● Data listing
#####

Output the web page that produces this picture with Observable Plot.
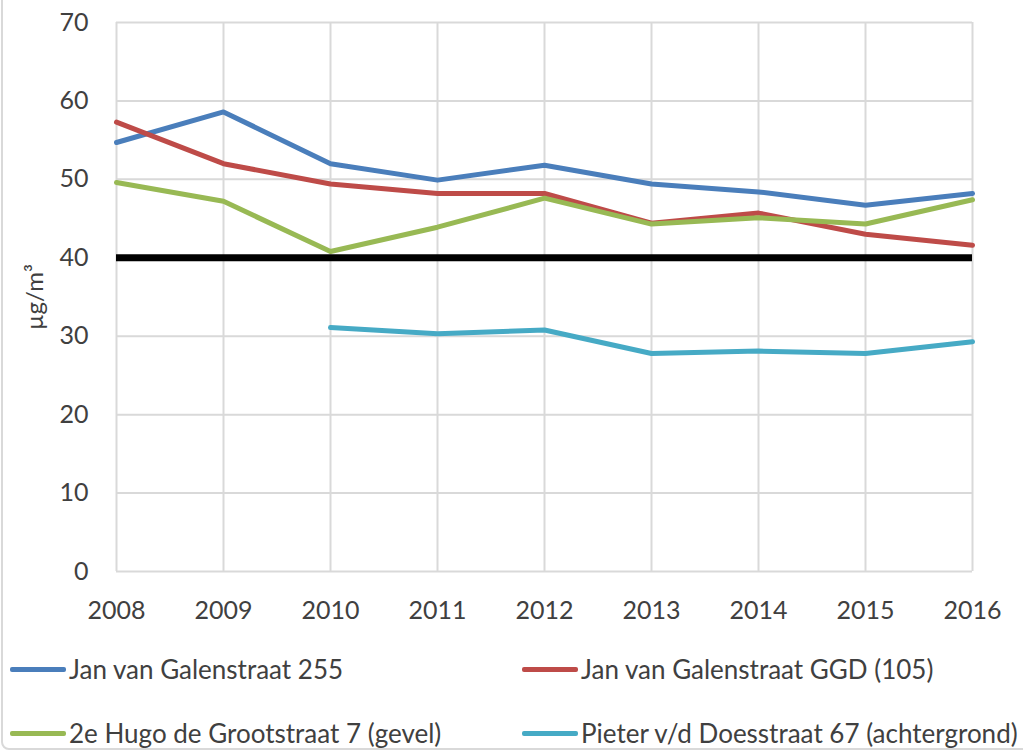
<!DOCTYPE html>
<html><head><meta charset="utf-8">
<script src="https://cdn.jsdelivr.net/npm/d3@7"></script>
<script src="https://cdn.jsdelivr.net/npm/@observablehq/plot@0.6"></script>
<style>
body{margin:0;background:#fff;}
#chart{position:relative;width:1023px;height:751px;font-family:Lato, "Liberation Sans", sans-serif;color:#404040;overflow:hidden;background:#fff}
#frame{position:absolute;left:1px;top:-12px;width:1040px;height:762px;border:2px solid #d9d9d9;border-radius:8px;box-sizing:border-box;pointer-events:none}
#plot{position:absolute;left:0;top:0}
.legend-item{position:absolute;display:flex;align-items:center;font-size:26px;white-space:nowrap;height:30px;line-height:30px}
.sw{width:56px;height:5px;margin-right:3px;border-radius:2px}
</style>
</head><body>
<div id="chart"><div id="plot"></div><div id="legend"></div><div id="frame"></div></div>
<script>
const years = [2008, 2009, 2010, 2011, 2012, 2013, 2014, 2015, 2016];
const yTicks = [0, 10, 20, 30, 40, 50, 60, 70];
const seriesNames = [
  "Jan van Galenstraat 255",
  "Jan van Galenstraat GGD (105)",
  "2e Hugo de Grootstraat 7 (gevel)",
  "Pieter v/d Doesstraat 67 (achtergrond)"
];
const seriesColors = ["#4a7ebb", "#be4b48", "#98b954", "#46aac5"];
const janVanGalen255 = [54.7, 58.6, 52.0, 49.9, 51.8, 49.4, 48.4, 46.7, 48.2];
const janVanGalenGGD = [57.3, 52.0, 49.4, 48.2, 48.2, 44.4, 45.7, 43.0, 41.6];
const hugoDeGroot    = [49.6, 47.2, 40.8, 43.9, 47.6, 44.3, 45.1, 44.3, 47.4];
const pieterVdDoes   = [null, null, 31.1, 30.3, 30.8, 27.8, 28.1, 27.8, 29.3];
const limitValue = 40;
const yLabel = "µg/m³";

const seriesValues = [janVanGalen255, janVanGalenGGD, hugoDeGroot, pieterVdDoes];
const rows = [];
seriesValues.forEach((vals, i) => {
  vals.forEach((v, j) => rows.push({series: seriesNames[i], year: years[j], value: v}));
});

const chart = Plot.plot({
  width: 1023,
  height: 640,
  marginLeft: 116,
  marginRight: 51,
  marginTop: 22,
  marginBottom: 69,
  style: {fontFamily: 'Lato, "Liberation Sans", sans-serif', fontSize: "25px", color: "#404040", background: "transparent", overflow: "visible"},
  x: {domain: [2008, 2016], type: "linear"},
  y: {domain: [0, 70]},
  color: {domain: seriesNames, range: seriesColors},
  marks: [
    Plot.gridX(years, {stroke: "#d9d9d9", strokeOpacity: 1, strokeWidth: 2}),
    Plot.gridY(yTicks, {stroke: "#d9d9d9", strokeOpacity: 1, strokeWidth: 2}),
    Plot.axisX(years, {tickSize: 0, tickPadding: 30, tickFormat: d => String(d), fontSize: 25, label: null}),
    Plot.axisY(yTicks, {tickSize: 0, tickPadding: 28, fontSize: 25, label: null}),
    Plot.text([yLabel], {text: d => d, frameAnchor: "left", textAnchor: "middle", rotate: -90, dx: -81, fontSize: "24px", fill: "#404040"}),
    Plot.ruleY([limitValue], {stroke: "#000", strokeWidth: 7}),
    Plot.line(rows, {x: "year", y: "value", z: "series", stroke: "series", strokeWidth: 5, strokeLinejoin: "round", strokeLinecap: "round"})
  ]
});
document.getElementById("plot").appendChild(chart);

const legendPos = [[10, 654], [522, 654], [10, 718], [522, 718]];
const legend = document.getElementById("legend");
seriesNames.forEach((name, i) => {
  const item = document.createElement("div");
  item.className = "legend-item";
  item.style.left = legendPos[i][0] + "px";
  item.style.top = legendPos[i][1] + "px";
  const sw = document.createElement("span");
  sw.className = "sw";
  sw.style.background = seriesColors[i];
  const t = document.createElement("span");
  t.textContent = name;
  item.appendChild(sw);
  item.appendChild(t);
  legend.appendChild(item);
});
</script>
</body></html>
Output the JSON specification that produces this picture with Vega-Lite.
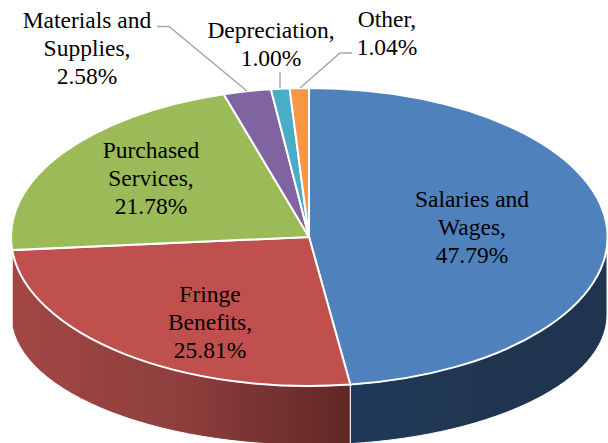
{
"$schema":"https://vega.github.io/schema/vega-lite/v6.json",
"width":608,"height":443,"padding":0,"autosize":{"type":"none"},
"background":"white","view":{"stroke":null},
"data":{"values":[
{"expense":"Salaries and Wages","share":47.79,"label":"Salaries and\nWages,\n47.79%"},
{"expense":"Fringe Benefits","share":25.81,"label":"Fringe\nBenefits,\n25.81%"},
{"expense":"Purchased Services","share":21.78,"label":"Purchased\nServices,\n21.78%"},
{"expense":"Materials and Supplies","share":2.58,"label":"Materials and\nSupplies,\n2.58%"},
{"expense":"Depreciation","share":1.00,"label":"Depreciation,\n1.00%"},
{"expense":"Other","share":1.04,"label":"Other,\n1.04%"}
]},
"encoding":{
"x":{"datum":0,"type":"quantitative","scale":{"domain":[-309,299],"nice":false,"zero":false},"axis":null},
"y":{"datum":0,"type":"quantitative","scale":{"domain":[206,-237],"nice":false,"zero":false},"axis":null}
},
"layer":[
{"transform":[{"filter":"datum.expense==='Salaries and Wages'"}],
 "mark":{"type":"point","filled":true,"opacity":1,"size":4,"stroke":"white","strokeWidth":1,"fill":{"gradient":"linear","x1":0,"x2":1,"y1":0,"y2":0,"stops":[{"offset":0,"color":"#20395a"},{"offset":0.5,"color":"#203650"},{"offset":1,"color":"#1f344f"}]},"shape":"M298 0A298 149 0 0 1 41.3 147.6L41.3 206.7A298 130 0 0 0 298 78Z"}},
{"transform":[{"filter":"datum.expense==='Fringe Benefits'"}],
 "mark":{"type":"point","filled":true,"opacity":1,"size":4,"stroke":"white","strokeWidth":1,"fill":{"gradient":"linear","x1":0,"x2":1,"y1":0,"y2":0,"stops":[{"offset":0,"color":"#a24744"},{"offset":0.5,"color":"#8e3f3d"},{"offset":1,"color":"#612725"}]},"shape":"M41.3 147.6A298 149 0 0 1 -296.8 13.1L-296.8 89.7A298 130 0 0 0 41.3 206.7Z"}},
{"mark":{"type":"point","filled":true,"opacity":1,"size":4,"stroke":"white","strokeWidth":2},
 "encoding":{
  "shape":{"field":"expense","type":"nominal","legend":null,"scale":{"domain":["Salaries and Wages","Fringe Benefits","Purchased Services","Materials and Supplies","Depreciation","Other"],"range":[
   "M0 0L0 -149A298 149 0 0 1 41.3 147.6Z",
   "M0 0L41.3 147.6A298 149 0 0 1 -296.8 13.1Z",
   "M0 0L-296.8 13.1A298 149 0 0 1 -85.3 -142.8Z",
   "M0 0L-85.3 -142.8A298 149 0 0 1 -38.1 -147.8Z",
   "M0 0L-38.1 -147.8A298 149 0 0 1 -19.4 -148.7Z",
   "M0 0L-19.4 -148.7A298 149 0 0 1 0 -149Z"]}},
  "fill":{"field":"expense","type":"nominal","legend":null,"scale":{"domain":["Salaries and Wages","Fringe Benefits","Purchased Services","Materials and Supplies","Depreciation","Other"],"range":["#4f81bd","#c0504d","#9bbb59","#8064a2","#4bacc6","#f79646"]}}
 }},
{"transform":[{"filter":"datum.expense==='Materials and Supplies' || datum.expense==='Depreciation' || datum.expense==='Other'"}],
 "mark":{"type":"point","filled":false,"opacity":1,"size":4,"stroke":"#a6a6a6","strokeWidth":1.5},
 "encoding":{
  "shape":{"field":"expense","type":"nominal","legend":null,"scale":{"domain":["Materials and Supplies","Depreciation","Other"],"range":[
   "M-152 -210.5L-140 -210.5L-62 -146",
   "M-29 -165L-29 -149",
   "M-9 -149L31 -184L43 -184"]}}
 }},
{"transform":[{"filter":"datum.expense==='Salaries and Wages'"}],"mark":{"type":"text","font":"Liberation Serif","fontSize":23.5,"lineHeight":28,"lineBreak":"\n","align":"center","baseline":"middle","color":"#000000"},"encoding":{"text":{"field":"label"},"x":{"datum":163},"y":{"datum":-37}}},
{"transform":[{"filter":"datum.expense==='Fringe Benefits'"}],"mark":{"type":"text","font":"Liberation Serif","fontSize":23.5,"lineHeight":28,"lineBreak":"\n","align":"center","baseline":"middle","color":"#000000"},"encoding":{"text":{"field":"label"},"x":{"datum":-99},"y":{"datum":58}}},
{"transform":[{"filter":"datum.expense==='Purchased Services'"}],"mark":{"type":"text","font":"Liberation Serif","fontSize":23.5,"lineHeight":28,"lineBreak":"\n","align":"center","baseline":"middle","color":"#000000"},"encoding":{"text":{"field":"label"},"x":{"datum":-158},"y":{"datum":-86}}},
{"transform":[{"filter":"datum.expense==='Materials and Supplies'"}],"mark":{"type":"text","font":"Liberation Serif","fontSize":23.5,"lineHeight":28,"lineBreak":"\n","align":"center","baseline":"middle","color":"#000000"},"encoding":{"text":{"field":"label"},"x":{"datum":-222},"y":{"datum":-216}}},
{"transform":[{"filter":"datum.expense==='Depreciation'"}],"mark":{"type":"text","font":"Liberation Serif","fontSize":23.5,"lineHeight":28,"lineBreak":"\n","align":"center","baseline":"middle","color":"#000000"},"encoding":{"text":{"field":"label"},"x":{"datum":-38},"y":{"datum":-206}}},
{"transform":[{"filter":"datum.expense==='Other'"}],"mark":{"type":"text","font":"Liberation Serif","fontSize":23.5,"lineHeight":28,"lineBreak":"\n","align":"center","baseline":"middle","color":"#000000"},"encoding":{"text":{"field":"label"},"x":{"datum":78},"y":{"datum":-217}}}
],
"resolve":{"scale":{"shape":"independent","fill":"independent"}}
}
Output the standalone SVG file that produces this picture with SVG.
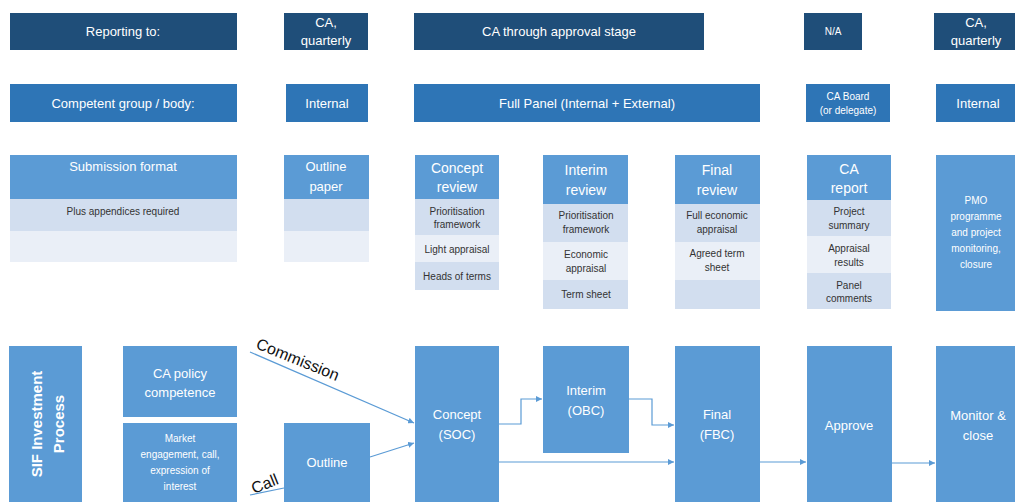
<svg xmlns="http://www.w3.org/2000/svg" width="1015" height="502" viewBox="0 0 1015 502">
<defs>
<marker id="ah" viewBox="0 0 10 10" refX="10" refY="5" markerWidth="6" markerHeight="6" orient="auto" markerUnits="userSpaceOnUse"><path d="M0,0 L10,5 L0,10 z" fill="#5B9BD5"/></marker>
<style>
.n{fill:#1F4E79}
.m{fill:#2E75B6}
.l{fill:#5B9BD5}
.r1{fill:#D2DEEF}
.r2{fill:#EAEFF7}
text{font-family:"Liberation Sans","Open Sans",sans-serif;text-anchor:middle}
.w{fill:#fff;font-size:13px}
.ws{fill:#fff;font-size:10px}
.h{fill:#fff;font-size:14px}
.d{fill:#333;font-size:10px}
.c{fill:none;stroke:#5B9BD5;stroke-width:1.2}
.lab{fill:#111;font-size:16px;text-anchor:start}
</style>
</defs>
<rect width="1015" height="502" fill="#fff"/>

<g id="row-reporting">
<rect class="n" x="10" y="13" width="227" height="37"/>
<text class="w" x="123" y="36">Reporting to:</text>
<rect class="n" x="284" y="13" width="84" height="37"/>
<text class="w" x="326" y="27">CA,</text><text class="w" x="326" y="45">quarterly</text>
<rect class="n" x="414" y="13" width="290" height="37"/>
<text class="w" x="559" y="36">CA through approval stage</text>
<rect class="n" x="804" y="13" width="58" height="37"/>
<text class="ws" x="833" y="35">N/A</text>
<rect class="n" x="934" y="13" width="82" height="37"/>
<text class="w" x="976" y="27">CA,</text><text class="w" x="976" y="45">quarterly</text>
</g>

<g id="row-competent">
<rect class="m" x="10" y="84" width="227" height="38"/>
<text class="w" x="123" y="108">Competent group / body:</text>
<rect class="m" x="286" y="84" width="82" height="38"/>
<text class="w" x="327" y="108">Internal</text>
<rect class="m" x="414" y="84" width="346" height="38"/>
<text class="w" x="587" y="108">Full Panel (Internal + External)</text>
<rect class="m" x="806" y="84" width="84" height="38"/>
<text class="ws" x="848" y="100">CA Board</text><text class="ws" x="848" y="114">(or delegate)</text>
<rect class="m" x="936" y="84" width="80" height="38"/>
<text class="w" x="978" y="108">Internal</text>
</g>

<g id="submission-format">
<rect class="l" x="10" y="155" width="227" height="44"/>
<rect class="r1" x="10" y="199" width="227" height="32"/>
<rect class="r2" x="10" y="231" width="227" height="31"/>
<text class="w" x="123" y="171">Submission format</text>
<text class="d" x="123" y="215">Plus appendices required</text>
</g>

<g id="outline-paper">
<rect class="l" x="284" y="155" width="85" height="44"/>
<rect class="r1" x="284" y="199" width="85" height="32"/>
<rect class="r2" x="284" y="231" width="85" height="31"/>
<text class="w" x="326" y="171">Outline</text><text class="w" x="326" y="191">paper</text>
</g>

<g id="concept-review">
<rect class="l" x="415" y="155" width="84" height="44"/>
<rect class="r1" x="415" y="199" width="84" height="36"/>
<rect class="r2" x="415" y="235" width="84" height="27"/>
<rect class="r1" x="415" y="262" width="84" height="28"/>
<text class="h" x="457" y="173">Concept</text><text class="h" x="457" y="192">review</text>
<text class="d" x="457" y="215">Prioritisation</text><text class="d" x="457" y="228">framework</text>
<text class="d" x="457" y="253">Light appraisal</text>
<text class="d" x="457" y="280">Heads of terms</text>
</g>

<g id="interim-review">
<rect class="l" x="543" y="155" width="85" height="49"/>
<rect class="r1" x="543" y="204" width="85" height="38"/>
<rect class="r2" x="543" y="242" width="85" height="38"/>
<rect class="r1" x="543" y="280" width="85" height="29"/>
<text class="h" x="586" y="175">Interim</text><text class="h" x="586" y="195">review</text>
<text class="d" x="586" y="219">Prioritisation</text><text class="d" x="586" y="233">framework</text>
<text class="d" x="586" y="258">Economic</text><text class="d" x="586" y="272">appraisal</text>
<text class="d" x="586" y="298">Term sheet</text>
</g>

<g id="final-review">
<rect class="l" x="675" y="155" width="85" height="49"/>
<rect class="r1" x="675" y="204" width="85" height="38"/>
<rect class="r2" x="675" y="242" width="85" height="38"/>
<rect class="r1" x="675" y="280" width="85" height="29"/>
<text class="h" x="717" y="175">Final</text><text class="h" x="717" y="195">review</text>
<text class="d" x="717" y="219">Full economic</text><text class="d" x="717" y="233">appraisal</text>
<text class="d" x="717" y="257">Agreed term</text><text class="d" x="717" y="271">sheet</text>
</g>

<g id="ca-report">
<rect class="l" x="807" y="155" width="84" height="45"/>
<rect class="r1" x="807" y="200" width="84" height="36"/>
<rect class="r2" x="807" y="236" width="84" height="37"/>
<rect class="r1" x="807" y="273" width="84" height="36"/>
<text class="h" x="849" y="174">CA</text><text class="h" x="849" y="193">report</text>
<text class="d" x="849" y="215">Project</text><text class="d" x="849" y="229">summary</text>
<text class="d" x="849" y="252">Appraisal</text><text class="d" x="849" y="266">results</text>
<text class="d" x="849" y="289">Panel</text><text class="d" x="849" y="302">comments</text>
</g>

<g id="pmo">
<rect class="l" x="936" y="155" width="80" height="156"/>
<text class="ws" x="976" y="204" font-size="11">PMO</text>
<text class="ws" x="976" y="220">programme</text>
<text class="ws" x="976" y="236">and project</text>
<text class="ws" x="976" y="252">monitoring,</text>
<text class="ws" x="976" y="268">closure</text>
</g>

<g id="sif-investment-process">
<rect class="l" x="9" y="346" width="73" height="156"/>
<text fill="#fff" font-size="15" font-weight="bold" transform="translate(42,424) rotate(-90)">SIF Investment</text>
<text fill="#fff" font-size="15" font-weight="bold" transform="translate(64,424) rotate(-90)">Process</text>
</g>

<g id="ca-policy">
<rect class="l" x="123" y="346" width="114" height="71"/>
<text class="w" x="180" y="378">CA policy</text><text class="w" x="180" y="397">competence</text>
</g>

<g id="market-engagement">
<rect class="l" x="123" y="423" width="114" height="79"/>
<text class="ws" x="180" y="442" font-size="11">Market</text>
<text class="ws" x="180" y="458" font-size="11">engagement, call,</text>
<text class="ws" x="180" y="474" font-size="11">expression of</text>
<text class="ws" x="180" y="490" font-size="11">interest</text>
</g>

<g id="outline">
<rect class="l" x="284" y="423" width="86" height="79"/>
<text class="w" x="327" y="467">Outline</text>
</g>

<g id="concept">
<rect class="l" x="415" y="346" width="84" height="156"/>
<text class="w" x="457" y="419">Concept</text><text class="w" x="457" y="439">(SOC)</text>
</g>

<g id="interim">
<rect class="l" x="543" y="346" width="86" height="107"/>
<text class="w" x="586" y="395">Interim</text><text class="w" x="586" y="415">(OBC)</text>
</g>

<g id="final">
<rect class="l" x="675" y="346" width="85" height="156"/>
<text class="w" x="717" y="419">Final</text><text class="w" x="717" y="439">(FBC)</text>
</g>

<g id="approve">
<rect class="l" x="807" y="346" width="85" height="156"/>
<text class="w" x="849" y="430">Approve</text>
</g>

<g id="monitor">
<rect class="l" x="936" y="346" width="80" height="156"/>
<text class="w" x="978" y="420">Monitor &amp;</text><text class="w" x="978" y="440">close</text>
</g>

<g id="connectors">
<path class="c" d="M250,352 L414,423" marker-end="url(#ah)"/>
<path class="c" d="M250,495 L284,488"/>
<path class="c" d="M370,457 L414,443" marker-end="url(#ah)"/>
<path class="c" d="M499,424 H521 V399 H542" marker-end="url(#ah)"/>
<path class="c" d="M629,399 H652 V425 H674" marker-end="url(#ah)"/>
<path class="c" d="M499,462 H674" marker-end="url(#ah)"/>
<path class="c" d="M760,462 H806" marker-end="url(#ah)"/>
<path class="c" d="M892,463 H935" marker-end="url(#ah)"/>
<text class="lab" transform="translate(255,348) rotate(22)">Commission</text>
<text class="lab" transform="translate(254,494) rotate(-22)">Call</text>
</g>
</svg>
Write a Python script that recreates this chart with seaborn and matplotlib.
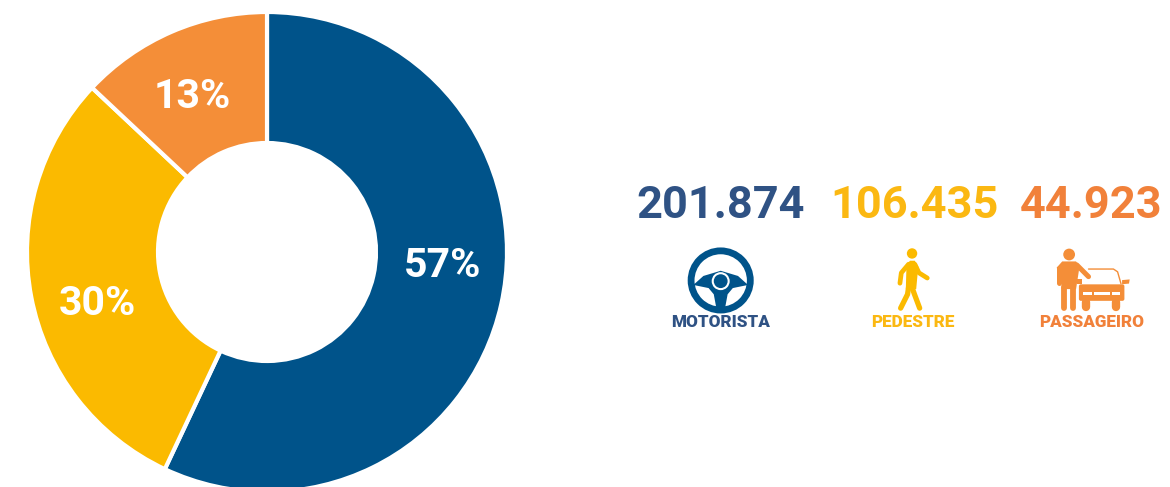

#####

● Written request
Select and copy every line of the material that holds the string "script".

● Answer to this problem
<script src="https://cdn.jsdelivr.net/npm/d3@7"></script>
<script src="https://cdn.jsdelivr.net/npm/@observablehq/plot@0.6"></script>
<script>
</script>
Write a Python script that recreates this chart with seaborn and matplotlib.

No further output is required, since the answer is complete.